Method 4: Using map() Function

Python’s built-in map() function applies a given function to each item of an iterable (like a list or series) and returns a list of the results. We can use this to apply the time() method to each element in our dataframe’s datetime series.

Here’s an example:

import pandas as pd
import numpy as np

df = pd.DataFrame({'Timestamp': pd.date_range(start='2023-01-01 08:00', periods=4, freq='H')})

# Use map to apply time() method to each datetime object and convert to NumPy array
time_array = np.array(list(map(lambda x: x.time(), df['Timestamp'])))


Output of this code snippet:

[datetime.time(8, 0), datetime.time(9, 0), datetime.time(10, 0), datetime.time(11, 0)]

This example uses map() with a lambda function that returns the time portion of the datetime object. The resulting map object is converted to a list, which is then turned into a NumPy array.

Bonus One-Liner Method 5: Using numpy vectorize() function

NumPy’s vectorize() function can convert a regular Python function into a vectorized function. This allows the function to act on arrays efficiently, which we can leverage to convert our datetime series directly to an array of time objects.

Here’s an example:

import pandas as pd
import numpy as np

df = pd.DataFrame({'Timestamp': pd.date_range(start='2023-01-01 08:00', periods=4, freq='H')})

# Vectorize the time extraction and apply on the entire series
vectorized_time = np.vectorize(lambda x: x.time())
time_array = vectorized_time(df['Timestamp'].values)


Output of this code snippet:

[datetime.time(8, 0), datetime.time(9, 0), datetime.time(10, 0), datetime.time(11, 0)]

This compact example creates a vectorized function that extracts the time portion of datetime objects and then applies it to the values of the pandas series to get our desired NumPy array of time objects.
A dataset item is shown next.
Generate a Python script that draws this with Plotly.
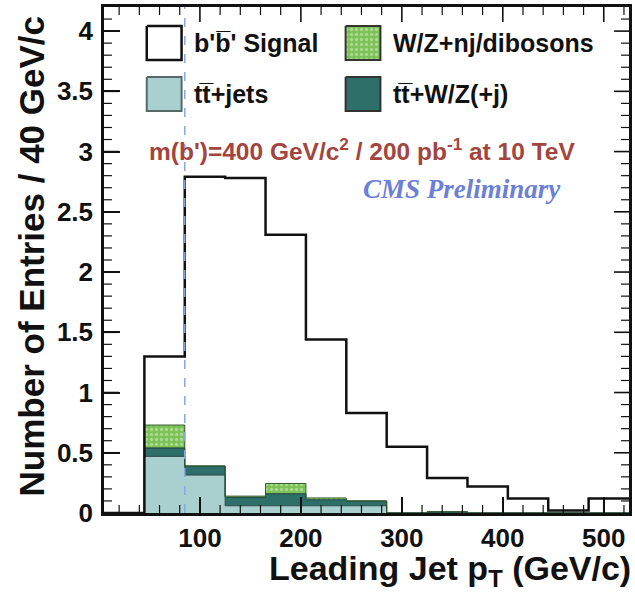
import plotly.graph_objects as go
import numpy as np

# ---------------- data ----------------
bin_edges = [5, 45, 85, 125, 165, 205, 245, 285, 325, 365, 405, 445, 485, 525]
signal_vals = [0, 1.30, 2.79, 2.78, 2.31, 1.44, 0.83, 0.55, 0.29, 0.22, 0.12, 0.02, 0.12]
ttjets_vals = [0, 0.47, 0.315, 0.06, 0.06, 0.06, 0.06, 0, 0, 0, 0, 0, 0]
ttwz_vals = [0, 0.07, 0.075, 0.07, 0.10, 0.05, 0.04, 0, 0.01, 0, 0, 0, 0]
wz_vals = [0, 0.19, 0.0, 0.01, 0.085, 0.015, 0, 0, 0, 0, 0, 0, 0]
cut_value = 85
x_tick_vals = [100, 200, 300, 400, 500]
y_tick_vals = [0, 0.5, 1, 1.5, 2, 2.5, 3, 3.5, 4]
y_tick_text = ["0", "0.5", "1", "1.5", "2", "2.5", "3", "3.5", "4"]
legend_names = ["b'b\u0305' Signal", "W/Z+nj/dibosons", "tt\u0305+jets", "tt\u0305+W/Z(+j)"]

# ---------------- styles ----------------
W, H = 635, 592
L, R, T, B = 104, 632, 7, 513
X_RANGE = [bin_edges[0], bin_edges[-1]]
Y_RANGE = [0, 4.2]
FONT = "Liberation Sans, Arial, Helvetica, sans-serif"
c_ttjets, c_ttjets_line = "#a9cfcf", "#2e4c4a"
c_ttwz, c_ttwz_line = "#2e6f69", "#1b3d3a"
c_wz_bg, c_wz_fg, c_wz_line = "#7cc258", "#d6f2c2", "#2f5a2a"
INK = "#111111"
wz_pattern = dict(shape=".", bgcolor=c_wz_bg, fgcolor=c_wz_fg, size=5, solidity=0.35)


def step(v):
    return list(v) + [v[-1]]


# pixel -> paper / data helpers (for legend & text placement only)
def ppx(x):
    return (x - L) / (R - L)


def ppy(y):
    return (B - y) / (B - T)


def dx(x):
    return X_RANGE[0] + ppx(x) * (X_RANGE[1] - X_RANGE[0])


def dy(y):
    return Y_RANGE[0] + ppy(y) * (Y_RANGE[1] - Y_RANGE[0])


c1 = np.array(ttjets_vals)
c2 = c1 + np.array(ttwz_vals)
c3 = c2 + np.array(wz_vals)

fig = go.Figure()
fig.add_trace(go.Scatter(x=bin_edges, y=step(c1), mode="lines", line=dict(shape="hv", color=c_ttjets_line, width=1),
                         fill="tozeroy", fillcolor=c_ttjets, showlegend=False, hoverinfo="skip"))
fig.add_trace(go.Scatter(x=bin_edges, y=step(c2), mode="lines", line=dict(shape="hv", color=c_ttwz_line, width=1),
                         fill="tonexty", fillcolor=c_ttwz, showlegend=False, hoverinfo="skip"))
fig.add_trace(go.Scatter(x=bin_edges, y=step(c3), mode="lines", line=dict(shape="hv", color=c_wz_line, width=1),
                         fill="tonexty", fillcolor=c_wz_bg, fillpattern=wz_pattern,
                         showlegend=False, hoverinfo="skip"))
fig.add_trace(go.Scatter(x=bin_edges, y=step(signal_vals), mode="lines", line=dict(shape="hv", color=INK, width=2.5),
                         showlegend=False, hoverinfo="skip"))

# ---------- manual ROOT-like legend ----------
box_w, box_h = 35, 34
legend_pos = [(147, 26), (347, 26), (147, 77), (347, 77)]
legend_styles = [
    dict(fillcolor="white", line=dict(color=INK, width=2.5)),
    dict(fillcolor=c_wz_bg, line=dict(color="#333333", width=2), fillpattern=wz_pattern),
    dict(fillcolor=c_ttjets, line=dict(color="#556b6a", width=2)),
    dict(fillcolor=c_ttwz, line=dict(color="#333333", width=2)),
]
for (bx, by), st, name in zip(legend_pos, legend_styles, legend_names):
    xs = [dx(bx), dx(bx + box_w), dx(bx + box_w), dx(bx), dx(bx)]
    ys = [dy(by), dy(by), dy(by + box_h), dy(by + box_h), dy(by)]
    fig.add_trace(go.Scatter(x=xs, y=ys, mode="lines", fill="toself", showlegend=False, hoverinfo="skip", **st))
    fig.add_annotation(x=ppx(bx + box_w + 11), y=ppy(by + box_h / 2), xref="paper", yref="paper", text=name,
                       showarrow=False, xanchor="left", yanchor="middle",
                       font=dict(family=FONT, size=25, color=INK, weight="bold"))

# texts
fig.add_annotation(x=ppx(363), y=ppy(149), xref="paper", yref="paper", showarrow=False, xanchor="center",
                   yanchor="middle", text="m(b')=400 GeV/c<sup>2</sup> / 200 pb<sup>-1</sup> at 10 TeV",
                   font=dict(family=FONT, size=24.5, color="#a3453e", weight="bold"))
fig.add_annotation(x=ppx(464), y=ppy(189), xref="paper", yref="paper", showarrow=False, xanchor="center",
                   yanchor="middle", text="<i>CMS Preliminary</i>",
                   font=dict(family="Liberation Serif, Times New Roman, serif", size=27, color="#6b80d6",
                             weight="bold"))

# axis titles
fig.add_annotation(x=ppx(635), y=ppy(570), xref="paper", yref="paper", showarrow=False, xanchor="right",
                   yanchor="middle", text="Leading Jet p<sub>T</sub> (GeV/c)", borderpad=0,
                   font=dict(family=FONT, size=34, color=INK, weight="bold"))
fig.add_annotation(x=ppx(31), y=ppy(256), xref="paper", yref="paper", showarrow=False, xanchor="center",
                   yanchor="middle", textangle=-90, text="Number of Entries / 40 GeV/c", borderpad=0,
                   font=dict(family=FONT, size=35, color=INK, weight="bold"))

# dashed cut line
fig.add_shape(type="line", x0=cut_value, x1=cut_value, y0=0, y1=1, xref="x", yref="paper",
              line=dict(color="#8aa6e6", width=1.5, dash="dash"), layer="above")

# ---------- ROOT-style tick marks on all four sides (from the tick arrays) ----------
MAJ_LEN, MIN_LEN = 15, 8
x_minor = [v for v in range(20, int(X_RANGE[1]), 20) if v not in x_tick_vals and v > X_RANGE[0]]
y_minor = [round(0.1 * i, 1) for i in range(1, 42) if i % 5 != 0]
fx = 1.0 / (B - T)   # paper units per pixel (vertical)
fy = 1.0 / (R - L)   # paper units per pixel (horizontal)
for vals, ln, wd in ((x_tick_vals, MAJ_LEN, 1.6), (x_minor, MIN_LEN, 1.2)):
    for v in vals:
        for y0, y1 in ((0, ln * fx), (1, 1 - ln * fx)):
            fig.add_shape(type="line", x0=v, x1=v, y0=y0, y1=y1, xref="x", yref="paper",
                          line=dict(color=INK, width=wd), layer="above")
for vals, ln, wd in ((y_tick_vals[1:], MAJ_LEN, 1.6), (y_minor, MIN_LEN, 1.2)):
    for v in vals:
        for x0, x1 in ((0, ln * fy), (1, 1 - ln * fy)):
            fig.add_shape(type="line", x0=x0, x1=x1, y0=v, y1=v, xref="paper", yref="y",
                          line=dict(color=INK, width=wd), layer="above")

tick_font = dict(family=FONT, size=26, color=INK, weight="bold")
fig.update_layout(
    width=W, height=H,
    margin=dict(l=L, r=W - R, t=T, b=H - B),
    paper_bgcolor="white", plot_bgcolor="white",
    showlegend=False,
    xaxis=dict(range=X_RANGE, tickvals=x_tick_vals, ticks="inside", ticklen=16, tickwidth=2, tickcolor=INK,
               showline=True, linewidth=2.5, linecolor=INK, mirror=True, showgrid=False, zeroline=False,
               ticklabelstandoff=0, tickfont=tick_font),
    yaxis=dict(range=Y_RANGE, tickvals=y_tick_vals, ticktext=y_tick_text, ticks="inside", ticklen=16,
               tickwidth=2, tickcolor=INK, showline=True, linewidth=2.5, linecolor=INK, mirror=True,
               showgrid=False, zeroline=False, ticklabelstandoff=3, tickfont=tick_font),
)

fig.write_html("out.html")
  • Method 1: dt.time with to_numpy(). Strengths: It is a straightforward and idiomatic approach specific to Pandas. Weaknesses: Reliant on Pandas implementation and might not offer as much flexibility for complex data manipulations.
  • Method 2: apply() with lambda function. Strengths: Offers flexibility and is useful for more complex data transformations. Weaknesses: Might be less efficient than vectorized operations.
  • Method 3: Using List Comprehension. Strengths: Pythonic and easy to read. Weaknesses: Potentially less performant with very large datasets because it’s not a vectorized operation.
  • Method 4: Using map() Function. Strengths: Works with any iterable and is part of Python’s standard functions. Weaknesses: Results in an intermediate list, which can be memory-inefficient.
  • Bonus One-Liner Method 5: Using NumPy vectorize(). Strengths: Efficient one-liner suited for simple transformations. Weaknesses: Overhead in creating the vectorized function may not be as efficient as optimized pandas/numpy methods for large datasets.